Food justice is the focus of another program and features activities, offers teachings and promotes dialogue at school and at home about this timely topic.

Home for Dinner was used in varying degrees by three synagogues in the Bay Area during its pilot year. Its reach has since expanded to seven educational venues in the region this school term.

Jewish educators in Denver and Boulder, Colorado and the New York metro area are beginning to use it this academic year as well, bringing to 16 the number of synagogues, schools and other organizations where Home for Dinner lives. The program is expected to continue growing as educators adapt it in full or customize it to needs within their communities and organizations.

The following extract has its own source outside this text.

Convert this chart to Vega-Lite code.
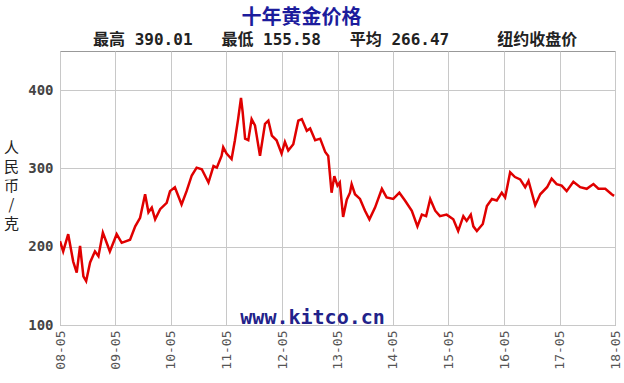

At Congregation Rodef Sholom just north of San Francisco, Home for Dinner is used in fifth-grade classrooms and is also incorporated into the synagogue’s 16-week family program, Kol Hamishpacha.

“It complements what we are already doing, and really addresses a hunger and yearning among our families for engagement between parents and children, and each other,” said Irene Resnikoff, Director of Education at the synagogue.

On a recent Sunday afternoon there, about a dozen families gathered in the social hall for a few hours of just this sort of multi-generational Jewish learning. On this day, they focused on the value of showing kindness to animals – a topic sure to expand table conversation at home and elsewhere.

Dynamo, a guide dog trained by nearby Guide Dogs for the Blind, was the featured guest, as both parents and children learned about the roles that pets and animals can and do play, and what Jewish teachings say about it.

It was all valuable knowledge and perspective to discuss over a shared meal – a potluck dinner eaten family style at long communal tables to encourage conversation and connection.

Participants said that the premium placed by Home for Dinner on collaborative learning by child and parent, and its emphasis on discussion and relationship building during meal time – whether at home or elsewhere – is immensely valuable, and necessary.

“I don’t want to be the type of parent who just drops my child off at school and then drives away,” said Lisa Bloch, who has a six-year-old daughter and lives just north of San Francisco. “Home for Dinner allows me as a parent to be a student as well, and to act on and solidify Jewish values and learning with my daughter at home, over a meal and at other times. It’s all very positive.”

The curriculum is aimed at fifth-grade students, who, Kelman said, are on the verge of bar and bat mitzvah prep years and are most amenable to some of the more abstract principles that Home for Dinner advances. Still, its emphasis on building and sustaining quality family time around Jewish learning and engagement is universal.

To Mark Solomon, a member of Congregation Rodef Sholom, the mere act of making mealtime a collective effort, and framing conversation through a Jewish lens, is in itself an immeasurably valuable signal.

“I am showing my daughter that this is immensely important to me, and so it should be to her, and to us as a family,” he said.